Le Robert en ligne ↗
The definitive French dictionary: definitions, examples, synonyms, and etymology. Free for basic lookups. Essential for understanding nuance between near-synonyms.
📖 French–French
CNRTL (Centre national de ressources textuelles) ↗
Academic French dictionary with etymology and historical usage. More detailed than Le Robert: excellent for understanding why a word means what it means.
📖 French–French
Termium Plus ↗
The Government of Canada's official terminology database: bilingual French/English, with government and legal vocabulary. Invaluable for SLE preparation and federal workplace French.
🍁 Government French
Linguee ↗
Shows real translation examples from published documents. Better than a standard dictionary for finding how a phrase is actually used in context: not just what a word means.
🔍 Translation aid
Reverso Context ↗
Like Linguee: shows a word or phrase in hundreds of real translated sentences.
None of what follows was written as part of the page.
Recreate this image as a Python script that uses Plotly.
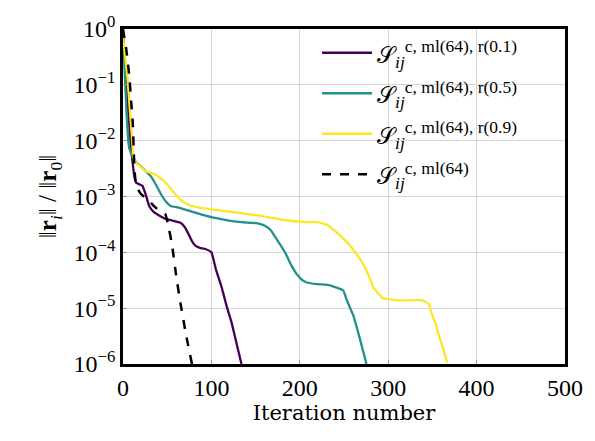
import plotly.graph_objects as go

# ---- data (x = iteration, y = log10 of relative residual) ----
r01_x = [0, 3, 6, 9, 11, 13, 14.7, 18, 22, 26, 29.6, 35, 40.8, 48, 55.6, 65, 70, 74.3, 78, 81.8, 87, 93, 100, 105, 111.5, 117, 122.7, 128, 134]
r01_e = [-0.1, -0.8, -1.5, -2.1, -2.41, -2.65, -2.75, -2.78, -2.81, -2.98, -3.17, -3.28, -3.34, -3.40, -3.43, -3.47, -3.55, -3.68, -3.80, -3.88, -3.92, -3.94, -4.0, -4.3, -4.62, -4.95, -5.25, -5.6, -6.0]

r05_x = [0, 2, 4, 6, 7.3, 11, 14.7, 22, 31.5, 37, 42.7, 48, 53.9, 63, 81.8, 100, 120, 134, 152.5, 160, 167, 172, 178.5, 184, 190, 197, 203, 208, 220, 234, 249, 253, 257, 260.5, 268, 275.4]
r05_e = [-0.1, -0.8, -1.5, -2.0, -2.15, -2.29, -2.38, -2.49, -2.64, -2.78, -2.95, -3.08, -3.17, -3.20, -3.29, -3.37, -3.43, -3.46, -3.48, -3.52, -3.60, -3.72, -3.88, -4.02, -4.22, -4.40, -4.50, -4.54, -4.57, -4.59, -4.68, -4.85, -5.0, -5.13, -5.55, -6.0]

r09_x = [0, 2.5, 5.4, 8, 10.2, 11.7, 15, 20, 26, 32, 37, 43, 50, 57, 65, 72, 78, 90, 100, 125, 152.5, 186, 208, 219.5, 231, 240, 249, 257, 265, 272, 278, 283, 289, 294, 301.5, 309, 320, 339, 346, 350, 354, 357, 362, 366.7]
r09_e = [-0.14, -0.5, -0.93, -1.5, -1.95, -2.29, -2.40, -2.47, -2.55, -2.58, -2.61, -2.68, -2.78, -2.92, -3.06, -3.13, -3.17, -3.21, -3.23, -3.28, -3.34, -3.43, -3.46, -3.46, -3.51, -3.62, -3.75, -3.88, -4.05, -4.22, -4.42, -4.62, -4.74, -4.82, -4.84, -4.86, -4.86, -4.86, -4.93, -5.13, -5.3, -5.47, -5.72, -5.98]

base_x = [0, 4, 7.3, 9, 11, 12.8, 14, 16.5, 20, 26, 32, 37, 43, 48, 51, 55.6, 60, 65, 71, 78]
base_e = [0, -0.4, -0.87, -1.25, -1.67, -2.46, -2.7, -2.86, -2.95, -3.03, -3.12, -3.20, -3.27, -3.32, -3.5, -3.88, -4.4, -4.91, -5.45, -6.0]

S = '<span style="font-size:23px">𝒮</span>'
names = [
    S + "<sub><i>ij</i></sub><sup>c, ml(64), r(0.1)</sup>",
    S + "<sub><i>ij</i></sub><sup>c, ml(64), r(0.5)</sup>",
    S + "<sub><i>ij</i></sub><sup>c, ml(64), r(0.9)</sup>",
    S + "<sub><i>ij</i></sub><sup>c, ml(64)</sup>",
]

y_tickvals = [1, 1e-1, 1e-2, 1e-3, 1e-4, 1e-5, 1e-6]
y_ticktext = ["10<sup>0</sup>", "10<sup>−1</sup>", "10<sup>−2</sup>", "10<sup>−3</sup>",
              "10<sup>−4</sup>", "10<sup>−5</sup>", "10<sup>−6</sup>"]
x_tickvals = [0, 100, 200, 300, 400, 500]

FONT = "Liberation Serif"
WIDE = "DejaVu Serif"

fig = go.Figure()
series = [
    (r01_x, r01_e, "#440154", "solid"),
    (r05_x, r05_e, "#21918c", "solid"),
    (r09_x, r09_e, "#fde725", "solid"),
    (base_x, base_e, "black", "dash"),
]
for i, ((xs, es, col, dash), nm) in enumerate(zip(series, names)):
    fig.add_trace(go.Scatter(
        x=xs, y=[10 ** e for e in es], mode="lines", name=nm, legendgroup=f"g{i}",
        line=dict(color=col, width=2.3 if dash == "solid" else 2.5, dash=dash,
                  shape="spline", smoothing=0.35),
    ))

axis_common = dict(
    showgrid=True, gridcolor="#d6d6d6", gridwidth=1,
    showline=True, linecolor="black", linewidth=2.5, mirror=True,
    ticks="inside", ticklen=4, tickcolor="#9a9a9a",
    tickfont=dict(family=FONT, size=24, color="black"),
    ticklabeloverflow="allow",
    zeroline=False,
)

fig.update_layout(
    width=595, height=441,
    margin=dict(l=123, r=24, t=12, b=77),
    paper_bgcolor="white", plot_bgcolor="white",
    font=dict(family=FONT, size=22, color="black"),
    xaxis=dict(range=[0, 500], tickvals=x_tickvals,
               title=dict(text="Iteration number", font=dict(family=WIDE, size=21), standoff=6),
               **axis_common),
    yaxis=dict(type="log", range=[-6, 0], tickvals=y_tickvals, ticktext=y_ticktext,
               title=dict(text="‖<b>r</b><sub><i>i</i></sub>‖ / ‖<b>r</b><sub>0</sub>‖",
                          font=dict(family=FONT, size=25), standoff=10),
               **axis_common),
    legend=dict(x=0.439, y=0.997, xanchor="left", yanchor="top",
                bgcolor="rgba(0,0,0,0)", borderwidth=0, itemwidth=50,
                font=dict(family=FONT, size=25), tracegroupgap=5),
    showlegend=True,
)

fig.write_html("out.html")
Especially useful for prepositions, verb constructions, and collocations that dictionaries miss.
🔍 Translation aid
How to use external resources effectively
Read actively, not passively
When you encounter an unknown word, try to infer its meaning from context before looking it up. Then check. Then use it in a sentence. Three steps: not one.
Listen without subtitles first
Watch or listen once without support. Note what you understood. Then use subtitles or transcripts to fill gaps. Subtitles from the start build bad habits.
Vary your register
Québécois spoken French (Radio-Canada talk shows) and European formal French (Le Monde editorials) are both French: but they sound completely different. Expose yourself to both.